Monday, October 28, 2013

Warm Hands

Several years ago, I worked in an old portable trailer outside a middle school. The drafty trailer was divided into two small rooms connected by a short narrow space. This portable did not have running water so we used the restrooms inside the middle school. In the winter, cold air came up from the floor so I wore long wool socks and kept an old shawl over my lap. Outside doors on either end of the trailer opened directly into the rooms. Eighteen itinerant teachers shared the space so we let in more than adequate amounts of fresh air as we came and went from home visits. We arranged file cabinets to make a little entry space to protect those sitting closest to the doors but still the portable was chilly in the winter.

During one of those cold winters, my sister knit me a pair of fingerless mitts from a blue/gray cashmere yarn. I kept them in my desk and wore them often. Her gift, made by hand, was a great kindness. I knew I was loved and my hands were warm. When I retired I brought the mitts home and still wear them on chilly mornings as I work at my desk.  

This autumn I knit a pair of fingerless mitts combining leftover yarn from two previous projects. I added four stitches to the palm for a better fit with this yarn and my hands. I wear them while driving. I knit a second pair using pale pink alpaca yarn. I finished the first mitt and the cuff of the second before I realized I hadn't twisted the second cable. Alpaca yarn doesn't have as much memory as yarn spun from wool. If I ripped out and reknit the yarn, the twist might have loosened and made the mitts less sturdy. Instead, I decided to call the omitted cable a design element and keep them. I'll see how they wear with only one cabled twist.

While knitting the pink pair, I thought about knitters and hands. As a knitter, I applaud both knitwear designers who create patterns and the dyers and spinners who create yarns. I knit by hand rather than by machine. While many knitters, knit gifts for family and friends, others knit for charity, giving hats and mittens in order to lend a hand to someone else. What would the world be like if we were all willing to extend tolerance and grace with a warm hand of friendship?
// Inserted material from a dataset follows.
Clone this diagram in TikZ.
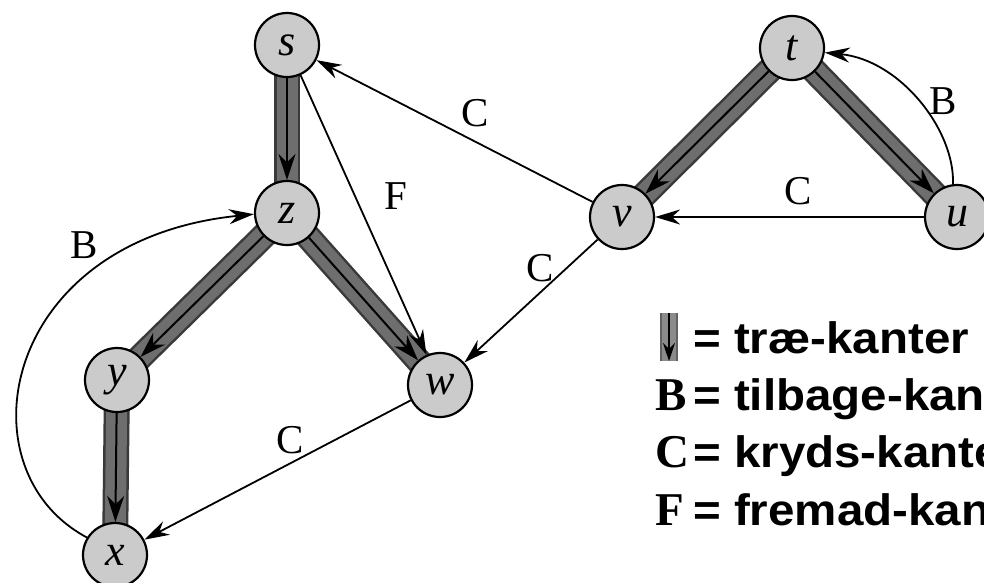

All musing aside, I am enjoying the fingerless mitts. I knit the deep melon colored mitts for an elderly friend with arthritic hands. Over the years, we have shared quilting and knitting projects. Lately arthritis makes it difficult for her to piece and quilt by hand. She still knits so I hope these fit and keep her warm in the mountains of Montana. I don't have a recipient in mind for the smaller cabled mitts but I'm sure I will find someone who will enjoy wearing them. The wool yarn is leftover from the first lace shawl I knit in 2002 so I am pleased to have used up the remaining skein. I plan to knit the same mitts in a solid colored yarn so the cable is more visible. Currently, I am knitting a wee green hat for my youngest grandson to wear on Halloween. He is only two and a half months old but Halloween is four days away so I will knit for him on this autumn evening. In the meantime, I wish you warm hands and a Happy Halloween.   

Friday, October 4, 2013

Happy Zinnias

Weekend temperatures are predicted to range between 39 and 55 degrees. I plan to finish a few outdoors chores on these cooler days. Hopefully, the zinnias, roses, and a few sprigs of lavender will continue to bloom in my yard for another week or so. If not, I will let them go. I rarely cover flowers but let nature have her way with frost.

 I planted zinnias because the bright flowers require little work but bloom all summer. For example, I planned to thin the plants but never did so. The zinnias didn't seem to mind. After one summer storm with wind, my husband and I were staking up tomato plants. Since the zinnias had also blown over, we wrapped twine around the flowers and two short stakes at either end of the plants to bring them back to an upright position. The hearty flowers never stopped blooming and grew even taller. Perhaps the closely planted stalks support each other in the wind.

Zinnias also remind me of my Mom. She struggled to grow vegetables and flowers in the hard clay soil around our home. She liked zinnias and frequently planted them. If I remember correctly, they were one of the flowers that thrived and bloomed. Toward the end of her life, Mom had a stand of red zinnias. After she passed away, I found a jar of zinnia seeds on an old table where she kept plants and gardening things. On the top of the jar, was a piece of masking tape with my name. She must have picked the seed heads early in the Fall before she got sick. On a sad dreary day, I took those seeds home and planted them in my garden. Twice I gathered red zinnia seeds and replanted them the following Spring. Then because red zinnias made me sad, I quit gathering the seeds. Eight or nine years have passed.

This year when I selected cucumber seeds at the garden center, the pictures of zinnias on seed packets tugged at my heart. I purchased and planted a packet of a large multicolored variety. The bright colors made pretty summer bouquets for several family dinners. In September, I put some in a Mason Jar and tied bright ribbon around the jar for my grandson's third birthday party. My sister remarked on the bright flowers and we talked a minute about Mom. Earlier this week I picked another bouquet of zinnias. My daughter, Kate says the flowers look happy. She is right. These zinnias make me happy and my Mom would have loved them.